-------- Records supplied

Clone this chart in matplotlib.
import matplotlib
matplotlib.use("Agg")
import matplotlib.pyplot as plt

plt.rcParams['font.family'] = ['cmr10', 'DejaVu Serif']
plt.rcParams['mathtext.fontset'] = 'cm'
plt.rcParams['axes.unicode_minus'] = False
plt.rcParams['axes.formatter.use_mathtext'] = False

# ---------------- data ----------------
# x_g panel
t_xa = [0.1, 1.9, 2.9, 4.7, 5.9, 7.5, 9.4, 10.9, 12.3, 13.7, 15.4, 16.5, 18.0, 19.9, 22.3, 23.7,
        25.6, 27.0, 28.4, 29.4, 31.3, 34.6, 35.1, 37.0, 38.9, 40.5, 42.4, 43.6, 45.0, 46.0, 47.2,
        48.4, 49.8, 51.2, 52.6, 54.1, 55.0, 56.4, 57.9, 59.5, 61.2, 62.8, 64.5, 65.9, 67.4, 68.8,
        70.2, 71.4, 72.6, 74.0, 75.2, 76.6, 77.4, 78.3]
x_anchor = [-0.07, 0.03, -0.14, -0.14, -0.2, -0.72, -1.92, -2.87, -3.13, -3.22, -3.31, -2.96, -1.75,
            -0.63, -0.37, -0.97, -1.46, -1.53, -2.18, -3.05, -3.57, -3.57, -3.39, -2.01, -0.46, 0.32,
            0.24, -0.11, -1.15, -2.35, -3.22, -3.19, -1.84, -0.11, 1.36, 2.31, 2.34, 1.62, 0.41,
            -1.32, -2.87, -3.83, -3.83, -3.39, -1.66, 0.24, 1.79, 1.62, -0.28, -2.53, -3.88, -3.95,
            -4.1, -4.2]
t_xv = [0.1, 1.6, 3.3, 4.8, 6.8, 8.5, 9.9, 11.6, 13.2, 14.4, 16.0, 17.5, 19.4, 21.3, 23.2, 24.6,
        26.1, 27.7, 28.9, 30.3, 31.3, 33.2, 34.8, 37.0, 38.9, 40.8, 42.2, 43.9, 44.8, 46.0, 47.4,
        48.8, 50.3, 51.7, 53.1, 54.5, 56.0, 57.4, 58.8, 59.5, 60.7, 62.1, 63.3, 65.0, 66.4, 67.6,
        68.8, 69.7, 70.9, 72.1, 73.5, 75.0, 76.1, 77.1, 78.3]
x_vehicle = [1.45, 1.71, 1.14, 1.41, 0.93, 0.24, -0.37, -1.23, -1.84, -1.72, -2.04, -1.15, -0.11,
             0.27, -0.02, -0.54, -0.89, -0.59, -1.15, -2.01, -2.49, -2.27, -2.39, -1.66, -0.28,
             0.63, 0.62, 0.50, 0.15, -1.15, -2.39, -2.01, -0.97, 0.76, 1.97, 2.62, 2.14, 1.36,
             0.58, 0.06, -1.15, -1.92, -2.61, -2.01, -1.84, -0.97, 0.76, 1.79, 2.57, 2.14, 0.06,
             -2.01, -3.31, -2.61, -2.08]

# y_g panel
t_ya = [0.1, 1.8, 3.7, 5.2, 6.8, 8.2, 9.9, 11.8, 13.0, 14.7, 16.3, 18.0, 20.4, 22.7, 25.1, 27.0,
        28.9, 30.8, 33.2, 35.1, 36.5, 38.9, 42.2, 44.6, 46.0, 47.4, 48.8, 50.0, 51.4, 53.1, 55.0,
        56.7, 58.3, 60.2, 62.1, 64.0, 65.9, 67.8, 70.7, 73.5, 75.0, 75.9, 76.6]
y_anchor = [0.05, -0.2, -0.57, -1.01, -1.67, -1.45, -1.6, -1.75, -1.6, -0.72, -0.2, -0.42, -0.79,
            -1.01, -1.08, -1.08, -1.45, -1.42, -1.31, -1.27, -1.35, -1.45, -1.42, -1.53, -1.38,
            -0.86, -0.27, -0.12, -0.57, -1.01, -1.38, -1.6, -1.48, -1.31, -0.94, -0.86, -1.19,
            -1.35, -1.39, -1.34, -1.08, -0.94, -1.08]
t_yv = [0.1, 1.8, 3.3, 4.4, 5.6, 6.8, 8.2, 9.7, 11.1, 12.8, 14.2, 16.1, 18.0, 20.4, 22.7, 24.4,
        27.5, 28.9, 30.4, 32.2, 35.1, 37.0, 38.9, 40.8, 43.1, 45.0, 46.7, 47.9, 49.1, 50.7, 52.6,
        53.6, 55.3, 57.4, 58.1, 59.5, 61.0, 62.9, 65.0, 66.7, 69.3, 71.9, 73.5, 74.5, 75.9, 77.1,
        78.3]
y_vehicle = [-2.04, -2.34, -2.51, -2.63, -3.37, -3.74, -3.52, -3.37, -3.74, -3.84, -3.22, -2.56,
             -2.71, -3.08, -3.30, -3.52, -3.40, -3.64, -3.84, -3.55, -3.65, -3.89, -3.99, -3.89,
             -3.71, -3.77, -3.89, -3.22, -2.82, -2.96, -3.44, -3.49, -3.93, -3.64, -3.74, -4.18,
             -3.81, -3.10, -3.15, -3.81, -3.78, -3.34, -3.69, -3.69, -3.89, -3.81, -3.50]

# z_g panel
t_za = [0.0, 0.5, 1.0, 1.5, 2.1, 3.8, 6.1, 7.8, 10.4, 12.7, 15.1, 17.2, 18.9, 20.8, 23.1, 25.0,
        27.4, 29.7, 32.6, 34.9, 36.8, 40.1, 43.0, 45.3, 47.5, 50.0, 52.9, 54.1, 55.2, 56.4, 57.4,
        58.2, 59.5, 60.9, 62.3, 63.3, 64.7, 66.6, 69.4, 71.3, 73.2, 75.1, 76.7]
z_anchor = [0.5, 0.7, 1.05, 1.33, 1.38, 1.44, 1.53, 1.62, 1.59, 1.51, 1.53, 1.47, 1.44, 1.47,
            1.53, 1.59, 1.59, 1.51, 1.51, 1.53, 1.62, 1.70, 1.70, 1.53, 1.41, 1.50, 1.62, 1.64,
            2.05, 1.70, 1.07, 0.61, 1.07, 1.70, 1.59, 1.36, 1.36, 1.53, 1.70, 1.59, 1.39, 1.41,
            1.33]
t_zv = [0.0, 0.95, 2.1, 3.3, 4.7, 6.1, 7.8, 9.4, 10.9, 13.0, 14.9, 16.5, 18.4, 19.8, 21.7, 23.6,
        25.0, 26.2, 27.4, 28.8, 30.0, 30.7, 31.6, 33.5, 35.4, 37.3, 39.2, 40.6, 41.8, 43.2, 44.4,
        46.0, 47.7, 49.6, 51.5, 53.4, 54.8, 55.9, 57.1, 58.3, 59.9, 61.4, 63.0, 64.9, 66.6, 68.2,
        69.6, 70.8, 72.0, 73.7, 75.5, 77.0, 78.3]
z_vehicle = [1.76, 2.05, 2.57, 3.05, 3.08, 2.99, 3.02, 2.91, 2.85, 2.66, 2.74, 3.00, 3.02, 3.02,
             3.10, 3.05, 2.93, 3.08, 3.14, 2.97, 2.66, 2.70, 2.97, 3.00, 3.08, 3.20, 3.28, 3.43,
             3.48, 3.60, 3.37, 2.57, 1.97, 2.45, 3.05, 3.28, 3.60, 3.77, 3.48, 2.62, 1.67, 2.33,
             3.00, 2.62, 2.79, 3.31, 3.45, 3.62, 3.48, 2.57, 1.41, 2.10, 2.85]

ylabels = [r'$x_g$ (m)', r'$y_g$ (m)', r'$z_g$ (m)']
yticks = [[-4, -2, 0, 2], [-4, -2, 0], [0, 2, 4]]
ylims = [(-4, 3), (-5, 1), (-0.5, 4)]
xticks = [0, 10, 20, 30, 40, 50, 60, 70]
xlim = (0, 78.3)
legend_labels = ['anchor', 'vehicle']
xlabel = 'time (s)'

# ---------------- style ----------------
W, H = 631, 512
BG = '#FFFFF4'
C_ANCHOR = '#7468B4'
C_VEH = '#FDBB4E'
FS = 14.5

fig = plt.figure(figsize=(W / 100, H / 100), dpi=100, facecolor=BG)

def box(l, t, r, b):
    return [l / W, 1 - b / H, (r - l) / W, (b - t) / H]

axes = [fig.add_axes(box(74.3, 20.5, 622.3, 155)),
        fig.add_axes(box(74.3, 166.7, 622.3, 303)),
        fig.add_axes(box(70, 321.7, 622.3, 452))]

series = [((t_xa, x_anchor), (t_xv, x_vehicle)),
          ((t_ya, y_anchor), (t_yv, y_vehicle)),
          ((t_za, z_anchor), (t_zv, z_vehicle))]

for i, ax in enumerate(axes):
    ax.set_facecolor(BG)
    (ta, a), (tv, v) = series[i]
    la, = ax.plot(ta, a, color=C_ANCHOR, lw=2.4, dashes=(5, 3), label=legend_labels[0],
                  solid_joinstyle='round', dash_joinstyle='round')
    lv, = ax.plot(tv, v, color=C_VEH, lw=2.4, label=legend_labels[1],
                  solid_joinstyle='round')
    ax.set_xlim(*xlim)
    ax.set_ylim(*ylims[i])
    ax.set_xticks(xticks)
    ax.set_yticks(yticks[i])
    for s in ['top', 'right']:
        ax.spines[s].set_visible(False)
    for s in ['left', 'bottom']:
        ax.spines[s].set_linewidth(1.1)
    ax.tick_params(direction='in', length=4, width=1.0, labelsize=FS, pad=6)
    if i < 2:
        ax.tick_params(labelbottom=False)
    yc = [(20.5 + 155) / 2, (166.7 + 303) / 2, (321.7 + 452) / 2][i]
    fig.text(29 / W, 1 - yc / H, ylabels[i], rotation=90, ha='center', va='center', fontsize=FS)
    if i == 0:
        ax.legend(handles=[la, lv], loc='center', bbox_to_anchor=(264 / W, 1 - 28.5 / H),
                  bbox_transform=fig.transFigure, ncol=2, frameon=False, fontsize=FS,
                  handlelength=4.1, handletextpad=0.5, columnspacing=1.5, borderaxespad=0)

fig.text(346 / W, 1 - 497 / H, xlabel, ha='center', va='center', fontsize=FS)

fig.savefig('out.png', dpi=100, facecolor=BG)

----------------
-------- Records supplied

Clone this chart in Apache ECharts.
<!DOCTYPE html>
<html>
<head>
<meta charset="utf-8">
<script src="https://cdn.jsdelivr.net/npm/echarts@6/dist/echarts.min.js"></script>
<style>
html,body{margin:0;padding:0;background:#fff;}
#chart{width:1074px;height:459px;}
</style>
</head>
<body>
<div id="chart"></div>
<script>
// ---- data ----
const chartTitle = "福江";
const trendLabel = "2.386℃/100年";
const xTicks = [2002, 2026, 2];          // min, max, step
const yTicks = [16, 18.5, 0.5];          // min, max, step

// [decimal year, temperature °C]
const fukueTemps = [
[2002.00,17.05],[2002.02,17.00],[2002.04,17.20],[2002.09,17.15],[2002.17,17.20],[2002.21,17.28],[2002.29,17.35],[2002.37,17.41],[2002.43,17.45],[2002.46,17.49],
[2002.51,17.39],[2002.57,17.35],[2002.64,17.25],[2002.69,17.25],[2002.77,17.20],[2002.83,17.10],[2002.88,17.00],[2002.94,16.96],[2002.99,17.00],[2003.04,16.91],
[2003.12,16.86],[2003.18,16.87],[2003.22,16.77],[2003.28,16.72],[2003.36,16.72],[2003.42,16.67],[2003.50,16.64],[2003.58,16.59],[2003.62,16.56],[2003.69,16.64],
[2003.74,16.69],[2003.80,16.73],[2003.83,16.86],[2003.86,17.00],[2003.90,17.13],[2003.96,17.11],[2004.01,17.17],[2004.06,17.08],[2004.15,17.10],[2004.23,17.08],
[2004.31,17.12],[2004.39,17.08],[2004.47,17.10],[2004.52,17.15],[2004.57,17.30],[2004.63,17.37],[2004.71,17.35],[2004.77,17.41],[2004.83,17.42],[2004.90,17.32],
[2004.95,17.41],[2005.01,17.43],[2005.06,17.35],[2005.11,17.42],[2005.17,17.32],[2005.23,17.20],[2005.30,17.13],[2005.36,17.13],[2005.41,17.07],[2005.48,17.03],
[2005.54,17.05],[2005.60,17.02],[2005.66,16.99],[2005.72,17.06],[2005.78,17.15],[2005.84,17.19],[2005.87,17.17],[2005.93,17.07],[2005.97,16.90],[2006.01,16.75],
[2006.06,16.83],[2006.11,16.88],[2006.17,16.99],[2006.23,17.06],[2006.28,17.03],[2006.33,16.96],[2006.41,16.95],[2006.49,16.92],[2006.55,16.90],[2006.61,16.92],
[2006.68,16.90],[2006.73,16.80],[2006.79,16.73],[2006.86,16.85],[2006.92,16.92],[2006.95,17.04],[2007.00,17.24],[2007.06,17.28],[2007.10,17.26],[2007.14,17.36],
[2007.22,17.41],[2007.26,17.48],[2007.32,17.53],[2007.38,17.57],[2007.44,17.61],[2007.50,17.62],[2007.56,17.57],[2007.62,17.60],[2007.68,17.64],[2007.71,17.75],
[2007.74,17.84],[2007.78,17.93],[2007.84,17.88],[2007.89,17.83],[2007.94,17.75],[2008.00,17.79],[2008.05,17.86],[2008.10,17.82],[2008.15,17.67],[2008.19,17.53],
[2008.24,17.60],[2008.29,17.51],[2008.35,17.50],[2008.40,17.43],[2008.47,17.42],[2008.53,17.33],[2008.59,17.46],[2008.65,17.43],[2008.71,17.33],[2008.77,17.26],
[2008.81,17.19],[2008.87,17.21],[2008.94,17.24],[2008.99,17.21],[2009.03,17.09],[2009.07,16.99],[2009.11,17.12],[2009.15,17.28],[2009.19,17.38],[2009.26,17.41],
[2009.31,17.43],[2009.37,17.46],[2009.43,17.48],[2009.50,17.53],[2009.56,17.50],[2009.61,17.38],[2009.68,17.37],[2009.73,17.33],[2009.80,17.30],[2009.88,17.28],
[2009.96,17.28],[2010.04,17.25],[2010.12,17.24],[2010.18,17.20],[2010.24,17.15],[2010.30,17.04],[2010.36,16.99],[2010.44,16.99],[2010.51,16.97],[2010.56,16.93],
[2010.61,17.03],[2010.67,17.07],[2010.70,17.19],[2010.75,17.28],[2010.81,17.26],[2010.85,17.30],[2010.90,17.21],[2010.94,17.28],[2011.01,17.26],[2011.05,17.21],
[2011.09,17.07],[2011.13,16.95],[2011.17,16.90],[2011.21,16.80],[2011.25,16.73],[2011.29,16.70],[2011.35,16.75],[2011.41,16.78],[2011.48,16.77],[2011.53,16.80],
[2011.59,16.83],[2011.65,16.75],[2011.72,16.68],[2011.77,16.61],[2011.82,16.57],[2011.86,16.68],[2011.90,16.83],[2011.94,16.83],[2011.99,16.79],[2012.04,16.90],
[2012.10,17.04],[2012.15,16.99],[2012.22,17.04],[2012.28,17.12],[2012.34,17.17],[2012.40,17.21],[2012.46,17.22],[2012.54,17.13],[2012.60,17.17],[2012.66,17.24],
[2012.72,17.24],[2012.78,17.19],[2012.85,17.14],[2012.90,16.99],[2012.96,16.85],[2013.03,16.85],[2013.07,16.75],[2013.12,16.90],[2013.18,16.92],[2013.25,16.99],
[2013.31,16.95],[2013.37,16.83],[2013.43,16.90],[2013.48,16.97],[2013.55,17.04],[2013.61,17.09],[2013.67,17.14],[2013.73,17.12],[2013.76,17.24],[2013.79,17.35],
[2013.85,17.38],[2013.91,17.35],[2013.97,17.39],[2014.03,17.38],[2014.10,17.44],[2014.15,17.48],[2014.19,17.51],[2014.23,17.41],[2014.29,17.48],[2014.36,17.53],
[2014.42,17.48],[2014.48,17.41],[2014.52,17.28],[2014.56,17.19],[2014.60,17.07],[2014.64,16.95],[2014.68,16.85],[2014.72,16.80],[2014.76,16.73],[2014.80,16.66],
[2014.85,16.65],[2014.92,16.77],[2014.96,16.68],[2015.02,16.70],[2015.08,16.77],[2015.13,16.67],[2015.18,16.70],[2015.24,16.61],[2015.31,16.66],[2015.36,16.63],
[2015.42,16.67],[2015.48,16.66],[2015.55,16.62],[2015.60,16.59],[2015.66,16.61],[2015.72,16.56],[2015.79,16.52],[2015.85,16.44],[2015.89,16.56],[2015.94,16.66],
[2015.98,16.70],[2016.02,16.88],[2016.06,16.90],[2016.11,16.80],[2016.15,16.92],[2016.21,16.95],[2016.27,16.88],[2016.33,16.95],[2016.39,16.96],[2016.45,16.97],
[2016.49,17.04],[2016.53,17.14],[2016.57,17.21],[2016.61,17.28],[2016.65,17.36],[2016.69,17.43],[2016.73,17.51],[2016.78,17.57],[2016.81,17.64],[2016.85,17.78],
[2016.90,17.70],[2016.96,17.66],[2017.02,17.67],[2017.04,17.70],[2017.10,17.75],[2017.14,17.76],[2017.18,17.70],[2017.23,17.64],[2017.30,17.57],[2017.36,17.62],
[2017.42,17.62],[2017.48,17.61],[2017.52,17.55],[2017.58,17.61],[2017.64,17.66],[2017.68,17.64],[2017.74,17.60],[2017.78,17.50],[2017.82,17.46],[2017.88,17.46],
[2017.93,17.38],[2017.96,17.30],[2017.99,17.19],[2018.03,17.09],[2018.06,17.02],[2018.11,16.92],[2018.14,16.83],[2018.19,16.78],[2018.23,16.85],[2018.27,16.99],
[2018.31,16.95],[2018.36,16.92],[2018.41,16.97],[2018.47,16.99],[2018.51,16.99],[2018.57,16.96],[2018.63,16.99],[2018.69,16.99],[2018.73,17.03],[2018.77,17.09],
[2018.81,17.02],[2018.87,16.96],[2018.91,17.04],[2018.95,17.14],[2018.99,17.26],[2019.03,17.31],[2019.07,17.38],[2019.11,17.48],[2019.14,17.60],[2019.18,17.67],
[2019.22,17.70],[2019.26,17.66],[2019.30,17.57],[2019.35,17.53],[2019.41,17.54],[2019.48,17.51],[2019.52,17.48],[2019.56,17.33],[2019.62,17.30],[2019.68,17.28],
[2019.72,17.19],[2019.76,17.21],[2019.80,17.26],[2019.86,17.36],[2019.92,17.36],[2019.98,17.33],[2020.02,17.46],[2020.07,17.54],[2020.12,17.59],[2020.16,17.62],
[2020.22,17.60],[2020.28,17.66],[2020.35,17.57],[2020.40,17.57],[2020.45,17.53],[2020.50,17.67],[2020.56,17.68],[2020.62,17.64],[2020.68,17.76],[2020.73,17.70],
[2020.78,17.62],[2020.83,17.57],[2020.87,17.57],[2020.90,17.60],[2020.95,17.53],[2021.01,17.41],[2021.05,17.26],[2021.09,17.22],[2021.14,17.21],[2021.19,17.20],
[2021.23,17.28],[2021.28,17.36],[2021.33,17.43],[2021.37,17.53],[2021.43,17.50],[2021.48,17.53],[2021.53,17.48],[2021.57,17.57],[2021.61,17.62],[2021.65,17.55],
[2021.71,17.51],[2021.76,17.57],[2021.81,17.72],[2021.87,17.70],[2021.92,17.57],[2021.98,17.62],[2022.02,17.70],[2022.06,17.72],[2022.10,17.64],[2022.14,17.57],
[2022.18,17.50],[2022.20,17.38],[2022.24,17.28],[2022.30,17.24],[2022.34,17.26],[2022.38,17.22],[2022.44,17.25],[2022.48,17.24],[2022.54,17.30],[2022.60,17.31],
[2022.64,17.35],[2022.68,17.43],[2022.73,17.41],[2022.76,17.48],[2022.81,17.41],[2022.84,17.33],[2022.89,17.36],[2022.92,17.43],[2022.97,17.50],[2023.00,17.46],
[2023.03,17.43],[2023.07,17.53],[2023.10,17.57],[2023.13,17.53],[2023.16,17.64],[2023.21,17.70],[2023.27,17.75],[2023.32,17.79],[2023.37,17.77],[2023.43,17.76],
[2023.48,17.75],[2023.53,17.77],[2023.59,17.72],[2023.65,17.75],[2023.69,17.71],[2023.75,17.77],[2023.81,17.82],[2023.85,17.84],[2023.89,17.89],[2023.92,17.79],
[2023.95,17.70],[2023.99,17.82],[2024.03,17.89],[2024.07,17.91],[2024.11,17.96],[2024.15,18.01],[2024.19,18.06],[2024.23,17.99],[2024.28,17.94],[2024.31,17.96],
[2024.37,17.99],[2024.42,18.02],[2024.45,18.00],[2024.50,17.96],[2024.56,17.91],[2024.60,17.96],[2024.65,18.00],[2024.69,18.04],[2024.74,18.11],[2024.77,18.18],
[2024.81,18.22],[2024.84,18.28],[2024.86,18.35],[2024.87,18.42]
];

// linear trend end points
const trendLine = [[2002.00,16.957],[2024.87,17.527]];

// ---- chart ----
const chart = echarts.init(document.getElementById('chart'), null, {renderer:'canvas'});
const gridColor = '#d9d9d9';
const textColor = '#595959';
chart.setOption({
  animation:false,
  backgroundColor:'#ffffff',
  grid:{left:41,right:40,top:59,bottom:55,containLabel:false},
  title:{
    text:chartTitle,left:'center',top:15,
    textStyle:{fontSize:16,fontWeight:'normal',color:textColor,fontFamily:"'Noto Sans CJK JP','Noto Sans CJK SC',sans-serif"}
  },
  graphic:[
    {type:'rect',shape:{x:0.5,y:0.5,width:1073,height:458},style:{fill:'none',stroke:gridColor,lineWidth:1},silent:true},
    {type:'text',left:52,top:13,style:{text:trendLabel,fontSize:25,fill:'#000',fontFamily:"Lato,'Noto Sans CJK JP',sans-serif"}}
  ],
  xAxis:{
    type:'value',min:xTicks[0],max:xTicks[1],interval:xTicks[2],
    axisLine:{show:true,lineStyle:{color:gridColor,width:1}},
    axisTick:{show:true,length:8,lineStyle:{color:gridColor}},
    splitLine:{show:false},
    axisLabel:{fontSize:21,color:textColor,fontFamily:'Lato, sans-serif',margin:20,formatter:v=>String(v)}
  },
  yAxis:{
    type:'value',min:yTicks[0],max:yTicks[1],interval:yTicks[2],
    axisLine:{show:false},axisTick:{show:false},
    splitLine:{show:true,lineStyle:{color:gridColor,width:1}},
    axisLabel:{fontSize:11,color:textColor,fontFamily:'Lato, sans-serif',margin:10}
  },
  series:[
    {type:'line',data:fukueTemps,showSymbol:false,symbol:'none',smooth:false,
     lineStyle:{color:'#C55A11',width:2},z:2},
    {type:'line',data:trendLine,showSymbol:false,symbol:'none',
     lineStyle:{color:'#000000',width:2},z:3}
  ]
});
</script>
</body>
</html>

----------------

* **What needs to be done**
Only the lines from the one holding "Clone this chart in matplotlib." through the one holding "plt.rcParams['axes.formatter.use_mathtext'] = False" are wanted; retype them exactly.

* **Result of the task**
Clone this chart in matplotlib.
import matplotlib
matplotlib.use("Agg")
import matplotlib.pyplot as plt

plt.rcParams['font.family'] = ['cmr10', 'DejaVu Serif']
plt.rcParams['mathtext.fontset'] = 'cm'
plt.rcParams['axes.unicode_minus'] = False
plt.rcParams['axes.formatter.use_mathtext'] = False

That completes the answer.